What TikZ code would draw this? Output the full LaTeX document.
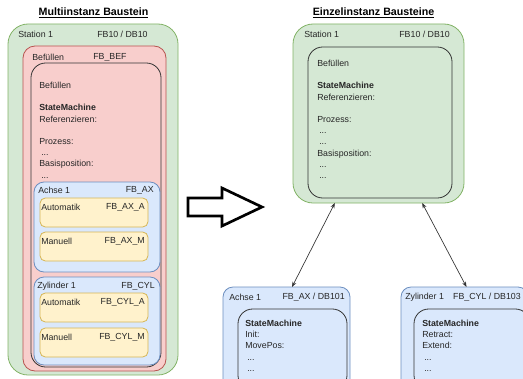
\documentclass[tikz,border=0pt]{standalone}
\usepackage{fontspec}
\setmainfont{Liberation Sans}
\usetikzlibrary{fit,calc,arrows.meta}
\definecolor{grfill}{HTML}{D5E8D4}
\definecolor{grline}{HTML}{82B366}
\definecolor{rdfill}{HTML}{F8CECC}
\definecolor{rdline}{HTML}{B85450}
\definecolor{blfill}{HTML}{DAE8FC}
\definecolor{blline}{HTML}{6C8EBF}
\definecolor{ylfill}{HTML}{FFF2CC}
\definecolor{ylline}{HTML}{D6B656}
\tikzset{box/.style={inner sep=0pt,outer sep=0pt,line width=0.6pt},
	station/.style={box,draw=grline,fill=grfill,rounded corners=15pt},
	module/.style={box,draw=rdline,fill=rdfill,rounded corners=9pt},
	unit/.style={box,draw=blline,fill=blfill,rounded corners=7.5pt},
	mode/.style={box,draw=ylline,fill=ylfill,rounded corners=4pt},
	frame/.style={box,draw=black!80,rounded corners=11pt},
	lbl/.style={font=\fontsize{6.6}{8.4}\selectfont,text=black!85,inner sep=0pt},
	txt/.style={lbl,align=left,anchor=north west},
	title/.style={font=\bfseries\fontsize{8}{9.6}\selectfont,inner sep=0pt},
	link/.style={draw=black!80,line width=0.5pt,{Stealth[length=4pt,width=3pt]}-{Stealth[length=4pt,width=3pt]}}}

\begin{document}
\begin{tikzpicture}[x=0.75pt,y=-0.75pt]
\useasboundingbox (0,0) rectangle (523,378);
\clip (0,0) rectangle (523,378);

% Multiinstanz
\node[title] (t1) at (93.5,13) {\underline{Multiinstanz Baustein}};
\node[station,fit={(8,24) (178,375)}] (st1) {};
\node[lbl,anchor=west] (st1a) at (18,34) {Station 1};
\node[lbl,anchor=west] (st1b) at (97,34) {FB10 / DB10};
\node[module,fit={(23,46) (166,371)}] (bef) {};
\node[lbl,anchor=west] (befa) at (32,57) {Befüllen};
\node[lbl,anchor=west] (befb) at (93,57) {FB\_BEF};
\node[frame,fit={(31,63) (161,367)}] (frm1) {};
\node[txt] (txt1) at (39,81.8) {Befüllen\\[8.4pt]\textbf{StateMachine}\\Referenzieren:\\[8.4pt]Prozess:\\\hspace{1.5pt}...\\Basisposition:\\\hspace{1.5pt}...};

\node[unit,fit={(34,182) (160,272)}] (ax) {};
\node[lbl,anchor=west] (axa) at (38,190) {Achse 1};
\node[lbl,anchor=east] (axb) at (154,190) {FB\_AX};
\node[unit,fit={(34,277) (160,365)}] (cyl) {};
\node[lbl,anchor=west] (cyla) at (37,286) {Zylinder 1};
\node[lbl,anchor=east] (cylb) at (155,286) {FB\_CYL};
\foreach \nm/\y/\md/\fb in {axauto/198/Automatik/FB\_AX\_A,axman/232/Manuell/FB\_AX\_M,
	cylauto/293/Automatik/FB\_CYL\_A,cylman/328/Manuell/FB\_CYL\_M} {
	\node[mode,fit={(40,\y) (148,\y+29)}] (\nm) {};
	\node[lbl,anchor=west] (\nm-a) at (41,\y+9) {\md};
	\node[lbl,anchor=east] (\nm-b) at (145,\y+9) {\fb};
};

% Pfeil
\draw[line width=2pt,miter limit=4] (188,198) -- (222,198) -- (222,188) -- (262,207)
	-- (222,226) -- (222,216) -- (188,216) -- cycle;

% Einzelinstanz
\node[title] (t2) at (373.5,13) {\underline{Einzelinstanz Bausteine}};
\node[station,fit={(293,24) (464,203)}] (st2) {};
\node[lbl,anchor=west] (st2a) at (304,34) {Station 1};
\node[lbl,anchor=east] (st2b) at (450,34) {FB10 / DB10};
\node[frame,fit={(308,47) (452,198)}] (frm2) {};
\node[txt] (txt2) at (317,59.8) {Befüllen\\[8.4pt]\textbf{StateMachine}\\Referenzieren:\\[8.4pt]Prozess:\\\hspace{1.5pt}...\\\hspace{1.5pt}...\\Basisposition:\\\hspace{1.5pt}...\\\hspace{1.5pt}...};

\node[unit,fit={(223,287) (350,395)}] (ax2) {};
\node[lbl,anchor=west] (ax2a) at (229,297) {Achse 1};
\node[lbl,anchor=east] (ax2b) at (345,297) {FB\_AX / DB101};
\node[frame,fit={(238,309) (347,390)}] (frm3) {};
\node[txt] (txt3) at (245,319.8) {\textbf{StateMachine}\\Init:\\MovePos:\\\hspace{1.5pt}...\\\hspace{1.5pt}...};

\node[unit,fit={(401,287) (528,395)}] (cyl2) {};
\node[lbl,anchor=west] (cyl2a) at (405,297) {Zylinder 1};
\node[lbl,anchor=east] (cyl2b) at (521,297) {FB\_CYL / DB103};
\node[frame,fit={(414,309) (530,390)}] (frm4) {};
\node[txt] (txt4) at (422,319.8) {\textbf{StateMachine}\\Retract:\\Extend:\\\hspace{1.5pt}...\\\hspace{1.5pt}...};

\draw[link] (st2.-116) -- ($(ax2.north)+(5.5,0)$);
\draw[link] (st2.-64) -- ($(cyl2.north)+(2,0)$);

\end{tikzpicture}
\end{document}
----------------------------------------
▶ [Exercise]: Reproduce the material above verbatim; omit every picture.

▶ [Response for this exercise]:
What TikZ code would draw this? Output the full LaTeX document.
\documentclass[tikz,border=0pt]{standalone}
\usepackage{fontspec}
\setmainfont{Liberation Sans}
\usetikzlibrary{fit,calc,arrows.meta}
\definecolor{grfill}{HTML}{D5E8D4}
\definecolor{grline}{HTML}{82B366}
\definecolor{rdfill}{HTML}{F8CECC}
\definecolor{rdline}{HTML}{B85450}
\definecolor{blfill}{HTML}{DAE8FC}
\definecolor{blline}{HTML}{6C8EBF}
\definecolor{ylfill}{HTML}{FFF2CC}
\definecolor{ylline}{HTML}{D6B656}
\tikzset{box/.style={inner sep=0pt,outer sep=0pt,line width=0.6pt},
	station/.style={box,draw=grline,fill=grfill,rounded corners=15pt},
	module/.style={box,draw=rdline,fill=rdfill,rounded corners=9pt},
	unit/.style={box,draw=blline,fill=blfill,rounded corners=7.5pt},
	mode/.style={box,draw=ylline,fill=ylfill,rounded corners=4pt},
	frame/.style={box,draw=black!80,rounded corners=11pt},
	lbl/.style={font=\fontsize{6.6}{8.4}\selectfont,text=black!85,inner sep=0pt},
	txt/.style={lbl,align=left,anchor=north west},
	title/.style={font=\bfseries\fontsize{8}{9.6}\selectfont,inner sep=0pt},
	link/.style={draw=black!80,line width=0.5pt,{Stealth[length=4pt,width=3pt]}-{Stealth[length=4pt,width=3pt]}}}

\begin{document}
\begin{tikzpicture}[x=0.75pt,y=-0.75pt]
\useasboundingbox (0,0) rectangle (523,378);
\clip (0,0) rectangle (523,378);

% Multiinstanz
\node[title] (t1) at (93.5,13) {\underline{Multiinstanz Baustein}};
\node[station,fit={(8,24) (178,375)}] (st1) {};
\node[lbl,anchor=west] (st1a) at (18,34) {Station 1};
\node[lbl,anchor=west] (st1b) at (97,34) {FB10 / DB10};
\node[module,fit={(23,46) (166,371)}] (bef) {};
\node[lbl,anchor=west] (befa) at (32,57) {Befüllen};
\node[lbl,anchor=west] (befb) at (93,57) {FB\_BEF};
\node[frame,fit={(31,63) (161,367)}] (frm1) {};
\node[txt] (txt1) at (39,81.8) {Befüllen\\[8.4pt]\textbf{StateMachine}\\Referenzieren:\\[8.4pt]Prozess:\\\hspace{1.5pt}...\\Basisposition:\\\hspace{1.5pt}...};

\node[unit,fit={(34,182) (160,272)}] (ax) {};
\node[lbl,anchor=west] (axa) at (38,190) {Achse 1};
\node[lbl,anchor=east] (axb) at (154,190) {FB\_AX};
\node[unit,fit={(34,277) (160,365)}] (cyl) {};
\node[lbl,anchor=west] (cyla) at (37,286) {Zylinder 1};
\node[lbl,anchor=east] (cylb) at (155,286) {FB\_CYL};
\foreach \nm/\y/\md/\fb in {axauto/198/Automatik/FB\_AX\_A,axman/232/Manuell/FB\_AX\_M,
	cylauto/293/Automatik/FB\_CYL\_A,cylman/328/Manuell/FB\_CYL\_M} {
	\node[mode,fit={(40,\y) (148,\y+29)}] (\nm) {};
	\node[lbl,anchor=west] (\nm-a) at (41,\y+9) {\md};
	\node[lbl,anchor=east] (\nm-b) at (145,\y+9) {\fb};
};

% Pfeil
\draw[line width=2pt,miter limit=4] (188,198) -- (222,198) -- (222,188) -- (262,207)
	-- (222,226) -- (222,216) -- (188,216) -- cycle;

% Einzelinstanz
\node[title] (t2) at (373.5,13) {\underline{Einzelinstanz Bausteine}};
\node[station,fit={(293,24) (464,203)}] (st2) {};
\node[lbl,anchor=west] (st2a) at (304,34) {Station 1};
\node[lbl,anchor=east] (st2b) at (450,34) {FB10 / DB10};
\node[frame,fit={(308,47) (452,198)}] (frm2) {};
\node[txt] (txt2) at (317,59.8) {Befüllen\\[8.4pt]\textbf{StateMachine}\\Referenzieren:\\[8.4pt]Prozess:\\\hspace{1.5pt}...\\\hspace{1.5pt}...\\Basisposition:\\\hspace{1.5pt}...\\\hspace{1.5pt}...};

\node[unit,fit={(223,287) (350,395)}] (ax2) {};
\node[lbl,anchor=west] (ax2a) at (229,297) {Achse 1};
\node[lbl,anchor=east] (ax2b) at (345,297) {FB\_AX / DB101};
\node[frame,fit={(238,309) (347,390)}] (frm3) {};
\node[txt] (txt3) at (245,319.8) {\textbf{StateMachine}\\Init:\\MovePos:\\\hspace{1.5pt}...\\\hspace{1.5pt}...};

\node[unit,fit={(401,287) (528,395)}] (cyl2) {};
\node[lbl,anchor=west] (cyl2a) at (405,297) {Zylinder 1};
\node[lbl,anchor=east] (cyl2b) at (521,297) {FB\_CYL / DB103};
\node[frame,fit={(414,309) (530,390)}] (frm4) {};
\node[txt] (txt4) at (422,319.8) {\textbf{StateMachine}\\Retract:\\Extend:\\\hspace{1.5pt}...\\\hspace{1.5pt}...};

\draw[link] (st2.-116) -- ($(ax2.north)+(5.5,0)$);
\draw[link] (st2.-64) -- ($(cyl2.north)+(2,0)$);

\end{tikzpicture}
\end{document}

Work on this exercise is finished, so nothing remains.